Researchers of a retrospective cohort from Osaka University Hospital examined predictors of atypical psychosis—marked by severe delusions, paranoia, and auditory/somatic hallucinations—after starting continuous subcutaneous infusion (CSCI) of foslevodopa/foscarbidopa in Parkinson’s disease (PD). Among 23 patients treated with CSCI, 6 (26%) developed atypical psychosis, all within 6 months; 4 discontinued CSCI. Baseline impulsive-compulsive symptoms (QUIP-CS) were significantly higher in those who developed psychosis and emerged as the sole predictor on linear regression. Because QUIP-CS is seldom used in routine care, the team evaluated PD Questionnaire (PDQ-39) items: item 27 correlated with QUIP-CS, and a five-item composite (PDQ39_sub5: items 20, 27, 29, 31, 36) showed even stronger correlation and stratified time-to-psychosis risk.

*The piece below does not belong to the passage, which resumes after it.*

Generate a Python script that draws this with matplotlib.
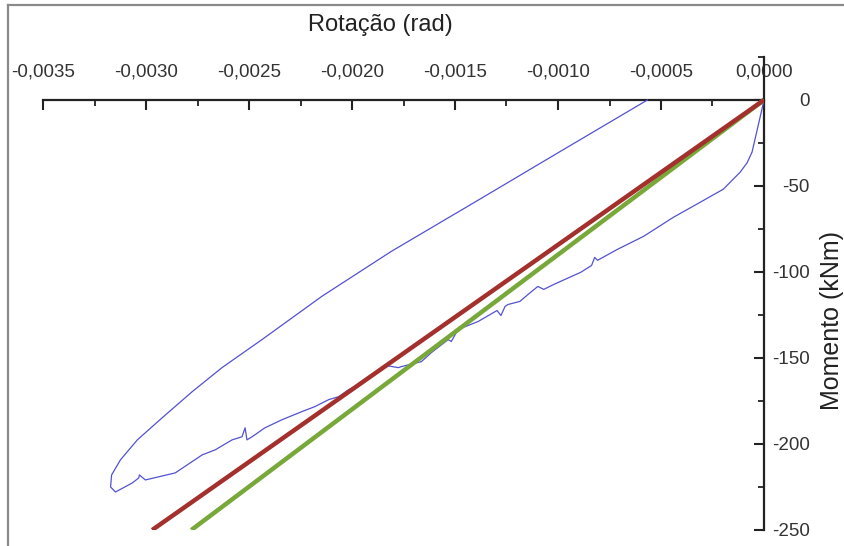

Findings were replicated in an independent PD database cohort (n=94), supporting PDQ39_sub5 as a practical proxy for impulsive-compulsive burden and psychosis risk in patients initiating advanced dopaminergic therapy. The authors argue that CSCI-induced atypical psychosis likely reflects mesolimbic circuitry involvement and dopamine dysregulation distinct from typical PD visual hallucinations. Clinically, routinely screening PDQ-39 items (or calculating PDQ39_sub5) before CSCI may help identify higher-risk individuals, enable closer monitoring in the first 6 months, and inform earlier interventions or therapy adjustments.

Reference: Ge L, Kimura Y, Kakuda K, et al. Atypical Psychosis in Parkinson Disease: A Retrospective Study on 24-Hour Continuous Subcutaneous Infusion of Foslevodopa/Foscarbidopa. Neurol Clin Pract. 2025;15(5):e200534. doi: 10.1212/CPJ.0000000000200534.